Not exactly conclusive then! :D
Possible to read somewhere? I’ll google it later
Thanks for pointing that out @Revelator @mtm.
Will Self's Bond story "License to Hug" is still available online for anyone interested.
I'd probably faster pick up Raymond Benson's novel Zero Minus Ten than Fleming's You Only Live Twice. That doesn't reflect the quality of the writing, but it does show which I thought was more entertaining.
You could say that the clue to his true character was there all along in the form of his surname. ;)
I agree. I think he’s better than Amis too as far as prose. I find Amis a slog. Wood did a good job with prose and character, but the story is reading a movie script not a book. Where Horowitz falls down is characters. I think they’re diet version Fleming. His stories I think are good too but nothing great. Still there great passages in his books. I’m kind of ambivalent about his return for a third at this point though. Maybe one more chance to really deliver or it’s time for someone new to take a stab.
I’d love to one day get a book I think can sit alongside Fleming. Even the best or most entertaining continuation novels are a shelf or two below Fleming imo. Fleming is an awesome writer, combining spectacular imagination with great plots and characters, great pacing, real world spy touches, vivid location description, insightful observations... all the while being breezy to read. No one comes close. He gets dissed by ignorant and pretentious people because his works are meant to be entertainment.

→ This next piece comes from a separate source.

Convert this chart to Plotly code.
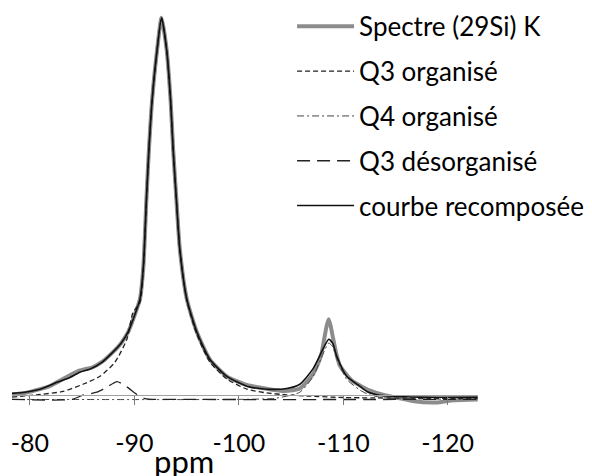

Ah no, thanks for that- I'm mistaken. I was remembering another pastiche in a newspaper, afraid I can't remember much about it though.
I think all the continuation books I've read are – one way or the other – a diet version of Fleming. But there's nothing wrong with that. I'd be interested by a third Horowitz book, because I felt that Forever and a Day was a better novel than Trigger Mortis, and I'd be interested to see what he could do with a third story.